• GIVEN EXERCISE: Present each line of the entries below that holds the word "with".

-- Begin INPUT --

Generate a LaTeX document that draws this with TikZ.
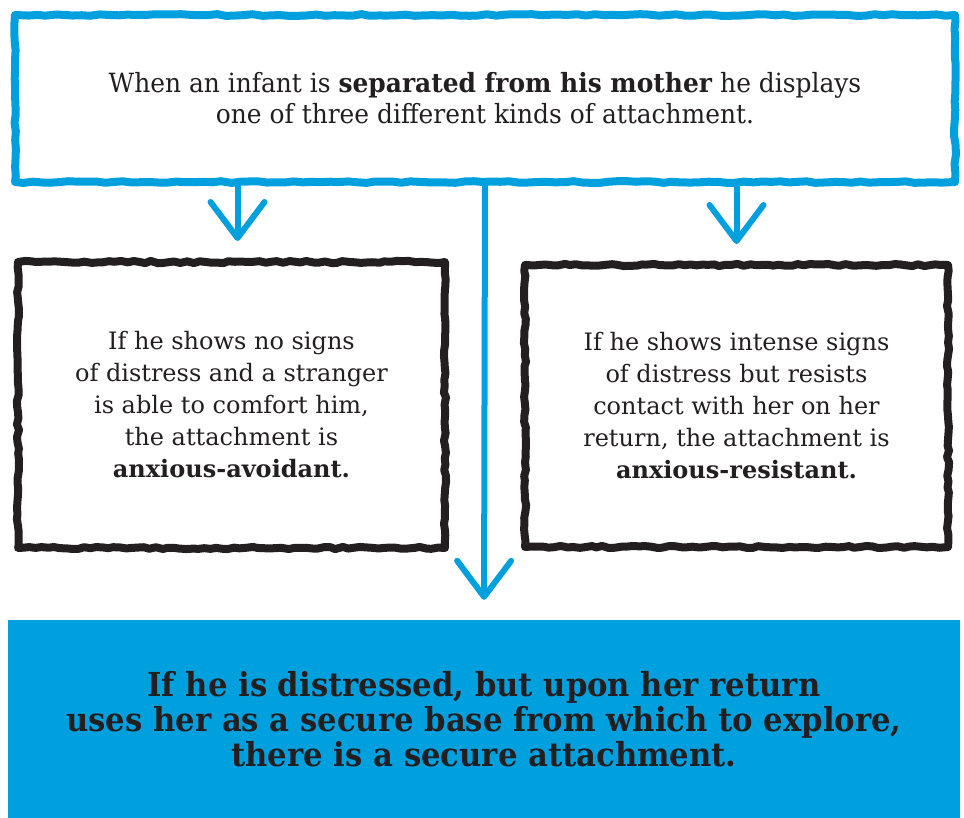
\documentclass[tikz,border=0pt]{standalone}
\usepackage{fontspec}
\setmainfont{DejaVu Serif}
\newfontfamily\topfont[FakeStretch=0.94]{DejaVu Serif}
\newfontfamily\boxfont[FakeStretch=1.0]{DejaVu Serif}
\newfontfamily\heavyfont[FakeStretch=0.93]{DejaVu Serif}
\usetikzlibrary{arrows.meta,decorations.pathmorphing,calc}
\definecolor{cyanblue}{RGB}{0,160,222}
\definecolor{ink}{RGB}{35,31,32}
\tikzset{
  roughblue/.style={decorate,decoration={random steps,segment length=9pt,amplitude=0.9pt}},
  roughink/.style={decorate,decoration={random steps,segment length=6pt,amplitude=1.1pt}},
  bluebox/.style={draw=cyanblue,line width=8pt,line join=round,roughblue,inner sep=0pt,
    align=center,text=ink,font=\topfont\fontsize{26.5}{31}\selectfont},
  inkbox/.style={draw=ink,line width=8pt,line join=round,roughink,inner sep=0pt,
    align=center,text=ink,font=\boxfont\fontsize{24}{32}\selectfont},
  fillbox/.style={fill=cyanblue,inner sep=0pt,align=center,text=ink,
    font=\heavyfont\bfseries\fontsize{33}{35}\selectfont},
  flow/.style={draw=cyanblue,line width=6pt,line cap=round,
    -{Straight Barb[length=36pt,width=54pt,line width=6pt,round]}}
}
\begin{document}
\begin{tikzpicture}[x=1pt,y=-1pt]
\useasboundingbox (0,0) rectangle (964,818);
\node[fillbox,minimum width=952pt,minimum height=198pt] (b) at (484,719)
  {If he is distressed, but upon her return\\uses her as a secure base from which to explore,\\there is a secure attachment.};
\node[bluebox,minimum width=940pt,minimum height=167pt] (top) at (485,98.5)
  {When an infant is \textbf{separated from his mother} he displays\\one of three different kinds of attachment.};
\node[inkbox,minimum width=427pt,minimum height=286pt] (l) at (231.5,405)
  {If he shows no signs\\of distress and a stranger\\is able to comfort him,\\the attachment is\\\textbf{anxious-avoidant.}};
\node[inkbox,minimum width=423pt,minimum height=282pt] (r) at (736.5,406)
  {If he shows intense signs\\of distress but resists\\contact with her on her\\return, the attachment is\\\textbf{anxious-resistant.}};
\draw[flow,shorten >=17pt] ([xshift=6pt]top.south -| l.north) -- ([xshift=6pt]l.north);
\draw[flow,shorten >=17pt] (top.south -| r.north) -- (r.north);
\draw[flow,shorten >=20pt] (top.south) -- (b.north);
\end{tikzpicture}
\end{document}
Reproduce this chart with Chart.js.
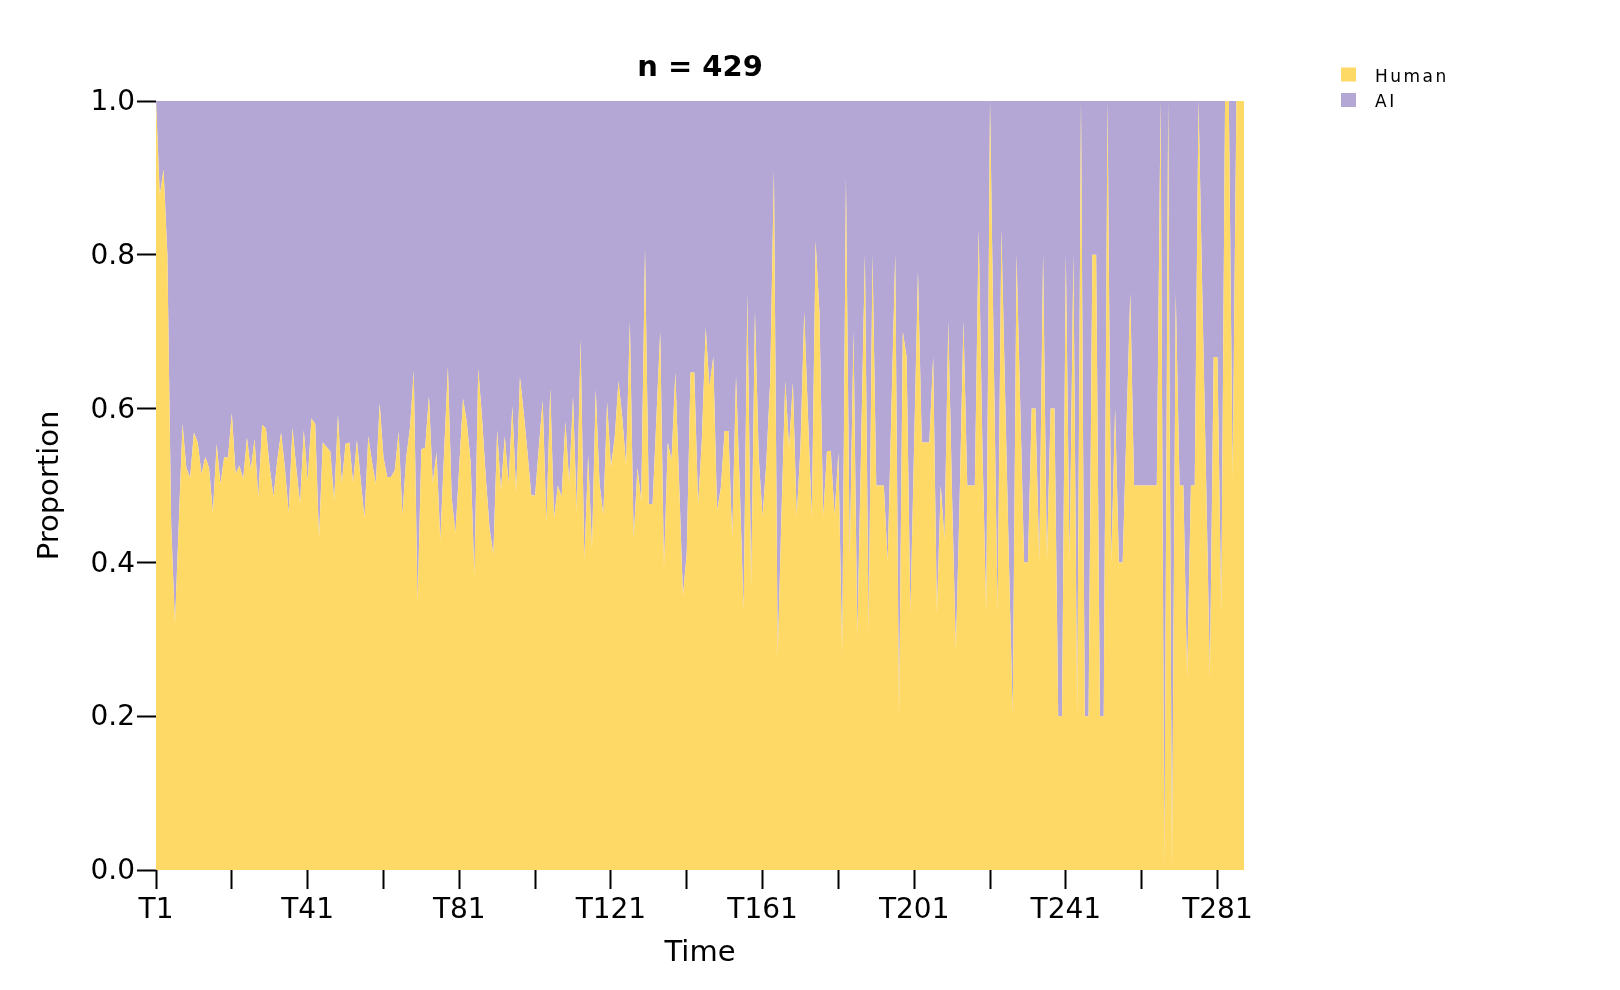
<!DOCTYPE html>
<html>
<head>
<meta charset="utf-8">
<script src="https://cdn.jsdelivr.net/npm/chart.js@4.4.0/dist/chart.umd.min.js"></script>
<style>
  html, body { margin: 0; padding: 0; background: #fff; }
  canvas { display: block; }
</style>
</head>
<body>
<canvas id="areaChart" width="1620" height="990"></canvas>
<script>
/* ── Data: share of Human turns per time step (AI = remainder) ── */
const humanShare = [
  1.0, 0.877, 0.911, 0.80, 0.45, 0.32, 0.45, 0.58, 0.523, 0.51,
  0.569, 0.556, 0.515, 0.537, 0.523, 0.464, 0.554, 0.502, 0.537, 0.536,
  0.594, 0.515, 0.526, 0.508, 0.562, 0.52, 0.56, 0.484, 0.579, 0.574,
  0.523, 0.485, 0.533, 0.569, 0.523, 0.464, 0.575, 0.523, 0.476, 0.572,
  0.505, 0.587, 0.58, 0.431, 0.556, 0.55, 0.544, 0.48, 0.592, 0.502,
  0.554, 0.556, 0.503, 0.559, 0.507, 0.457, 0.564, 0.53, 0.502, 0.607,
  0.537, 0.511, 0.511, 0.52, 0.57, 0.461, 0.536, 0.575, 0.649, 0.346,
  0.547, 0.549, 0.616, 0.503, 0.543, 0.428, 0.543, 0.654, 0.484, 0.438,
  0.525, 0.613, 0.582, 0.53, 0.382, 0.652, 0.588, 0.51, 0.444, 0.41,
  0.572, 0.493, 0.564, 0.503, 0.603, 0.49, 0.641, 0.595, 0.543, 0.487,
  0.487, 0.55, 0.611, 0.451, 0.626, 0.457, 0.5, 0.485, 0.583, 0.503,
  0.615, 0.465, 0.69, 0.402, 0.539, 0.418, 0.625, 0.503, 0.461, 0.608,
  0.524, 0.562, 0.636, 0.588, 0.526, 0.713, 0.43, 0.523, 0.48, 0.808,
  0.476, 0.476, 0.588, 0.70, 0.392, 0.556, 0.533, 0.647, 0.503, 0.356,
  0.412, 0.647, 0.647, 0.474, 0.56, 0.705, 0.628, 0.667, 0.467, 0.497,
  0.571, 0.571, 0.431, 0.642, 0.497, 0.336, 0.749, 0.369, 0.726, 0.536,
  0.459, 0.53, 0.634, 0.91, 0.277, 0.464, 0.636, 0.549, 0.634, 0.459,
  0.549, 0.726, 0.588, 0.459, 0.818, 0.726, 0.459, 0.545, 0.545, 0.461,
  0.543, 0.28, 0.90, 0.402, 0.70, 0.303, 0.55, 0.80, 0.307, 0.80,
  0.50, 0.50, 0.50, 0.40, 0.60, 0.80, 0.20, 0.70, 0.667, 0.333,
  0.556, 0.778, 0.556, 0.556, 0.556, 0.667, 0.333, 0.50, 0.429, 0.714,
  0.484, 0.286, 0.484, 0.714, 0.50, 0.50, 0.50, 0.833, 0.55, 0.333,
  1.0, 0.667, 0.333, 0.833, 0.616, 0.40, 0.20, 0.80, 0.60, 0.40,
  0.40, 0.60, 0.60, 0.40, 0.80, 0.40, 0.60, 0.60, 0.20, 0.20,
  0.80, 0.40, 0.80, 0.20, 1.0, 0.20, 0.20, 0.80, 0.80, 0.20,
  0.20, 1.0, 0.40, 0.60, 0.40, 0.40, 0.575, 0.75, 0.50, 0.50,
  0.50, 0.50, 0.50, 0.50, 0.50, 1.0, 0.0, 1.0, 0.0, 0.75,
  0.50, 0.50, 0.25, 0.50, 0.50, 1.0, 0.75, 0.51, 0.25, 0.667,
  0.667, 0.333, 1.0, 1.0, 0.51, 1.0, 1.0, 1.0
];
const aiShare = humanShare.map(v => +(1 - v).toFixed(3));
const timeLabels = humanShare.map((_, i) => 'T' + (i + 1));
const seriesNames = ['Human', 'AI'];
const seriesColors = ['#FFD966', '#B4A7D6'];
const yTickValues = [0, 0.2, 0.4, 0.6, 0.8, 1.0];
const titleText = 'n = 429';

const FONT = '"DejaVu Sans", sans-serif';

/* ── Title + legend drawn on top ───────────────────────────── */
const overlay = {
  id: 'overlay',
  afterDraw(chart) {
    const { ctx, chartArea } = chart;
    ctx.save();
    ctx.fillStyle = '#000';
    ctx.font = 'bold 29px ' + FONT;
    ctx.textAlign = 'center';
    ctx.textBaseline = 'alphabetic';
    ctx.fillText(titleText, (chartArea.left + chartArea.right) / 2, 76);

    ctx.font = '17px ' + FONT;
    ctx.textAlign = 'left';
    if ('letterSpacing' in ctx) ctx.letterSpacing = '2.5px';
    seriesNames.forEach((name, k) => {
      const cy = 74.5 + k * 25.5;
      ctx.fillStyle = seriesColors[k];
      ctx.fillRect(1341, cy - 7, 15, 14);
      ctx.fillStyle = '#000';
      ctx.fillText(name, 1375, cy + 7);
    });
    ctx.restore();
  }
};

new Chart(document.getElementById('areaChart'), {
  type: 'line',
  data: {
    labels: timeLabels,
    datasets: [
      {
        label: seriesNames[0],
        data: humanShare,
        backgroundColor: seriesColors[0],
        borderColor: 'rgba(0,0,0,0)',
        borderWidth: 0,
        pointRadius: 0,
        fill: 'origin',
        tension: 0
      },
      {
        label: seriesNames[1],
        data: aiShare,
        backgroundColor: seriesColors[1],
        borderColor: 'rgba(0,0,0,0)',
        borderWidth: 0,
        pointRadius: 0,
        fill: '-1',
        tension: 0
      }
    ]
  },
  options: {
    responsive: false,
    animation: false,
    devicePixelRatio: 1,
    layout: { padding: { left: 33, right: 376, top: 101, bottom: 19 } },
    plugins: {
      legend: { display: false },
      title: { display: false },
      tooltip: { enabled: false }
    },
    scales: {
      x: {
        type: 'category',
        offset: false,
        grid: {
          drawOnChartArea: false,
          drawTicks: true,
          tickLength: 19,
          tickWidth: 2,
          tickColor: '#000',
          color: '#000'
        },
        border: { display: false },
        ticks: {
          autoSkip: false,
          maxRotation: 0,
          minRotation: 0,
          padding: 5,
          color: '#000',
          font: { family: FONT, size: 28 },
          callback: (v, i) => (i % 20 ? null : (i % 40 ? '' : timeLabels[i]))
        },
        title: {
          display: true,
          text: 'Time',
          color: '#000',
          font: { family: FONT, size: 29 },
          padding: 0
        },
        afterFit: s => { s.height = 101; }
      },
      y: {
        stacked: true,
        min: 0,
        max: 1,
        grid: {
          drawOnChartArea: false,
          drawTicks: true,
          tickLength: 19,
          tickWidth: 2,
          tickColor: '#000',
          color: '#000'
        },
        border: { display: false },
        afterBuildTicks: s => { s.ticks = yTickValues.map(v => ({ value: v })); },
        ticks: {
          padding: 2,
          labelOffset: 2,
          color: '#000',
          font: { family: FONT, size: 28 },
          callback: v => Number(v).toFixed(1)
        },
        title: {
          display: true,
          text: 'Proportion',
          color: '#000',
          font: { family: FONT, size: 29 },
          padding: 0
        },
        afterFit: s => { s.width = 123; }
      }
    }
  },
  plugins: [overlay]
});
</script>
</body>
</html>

-- End INPUT --

• OUTPUT:
Generate a LaTeX document that draws this with TikZ.
  {If he shows intense signs\\of distress but resists\\contact with her on her\\return, the attachment is\\\textbf{anxious-resistant.}};
Reproduce this chart with Chart.js.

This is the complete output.